1. Damage to the garage and the house → Homeowners insurance
A standard homeowners policy generally covers:
Fire and explosion are classic “covered perils” in most homeowners policies.
So if a battery or a gas can causes a fire, your homeowners insurance will usually:
- Pay to repair or rebuild the garage and any other damaged parts of your home
- Replace or reimburse personal property ruined in the fire (up to your coverage limits)
You’ll still have:
- A deductible
- Possible limits on certain categories (tools, business equipment, etc.)
Most policies cover accidental fires even if you were a bit careless (e.g., overloading a circuit), as long as it wasn’t intentional or fraudulent.
2. Damage to your car → Auto insurance (not homeowners)
Here’s the piece a lot of people miss:
- Homeowners policies generally exclude motor vehicles that must be registered for road use (cars, trucks, and regular motorcycles) from personal property coverage.
- Your car is usually protected by your auto policy, not your home policy.
However, in order for your vehicle to be covered by car insurance in the event of a garage fire, you must have comprehensive coverage. Comprehensive coverage typically covers fire and explosion damage to your vehicle, whether the fire started:
- In the house
- In the garage
- In the car itself
- In a wildfire
If you only have liability-only auto insurance (no comprehensive, no collision), you’re usually out of luck on damage to your car in a garage fire.

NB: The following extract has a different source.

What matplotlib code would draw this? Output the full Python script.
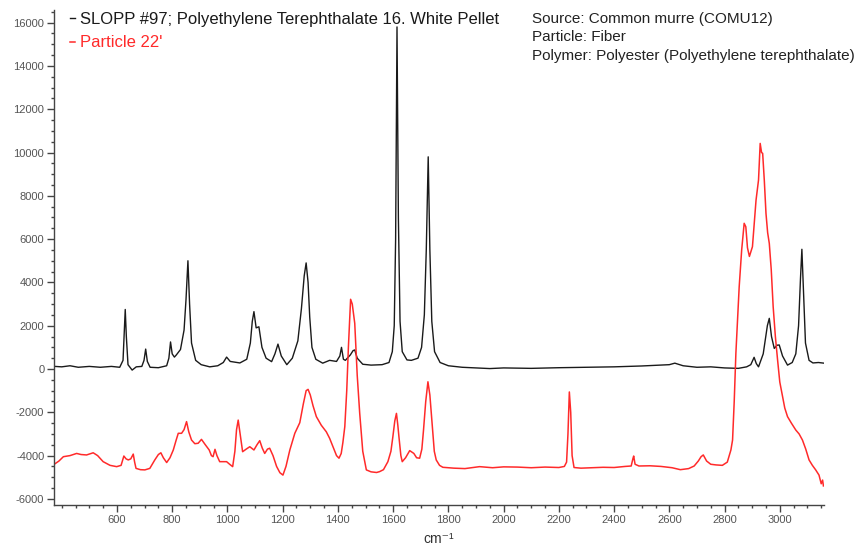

3. What about the e-bike and its battery?
This one depends on how your insurer classifies the e-bike:
- Some insurers treat low-speed e-bikes as bicycles/personal property, so fire or theft could be covered under homeowners or renters insurance (again, limits and deductibles apply).
- Others treat them more like motor vehicles and may exclude them from standard homeowners coverage—especially fast or moped-style models. You might need a special endorsement or separate policy.
Even if the bike itself is considered excluded, the damage it causes to the home is often still covered. Think of it like a candle that starts a fire; the candle isn’t the item being insured, the house is.
4. Liability if the fire hurts someone else
Now that we've covered your things, what happens if the fire or explosion in your garage:
- Damages your neighbor’s property or
- Injures someone (guest, delivery driver, etc.),
In these cases, your personal liability coverage under homeowners insurance may step in if you’re found negligent (for example, storing large quantities of fuel against code).
Auto liability is more about injuries and damage arising from the use of your car, not a random garage fire, so it would be unlikely to be useful here.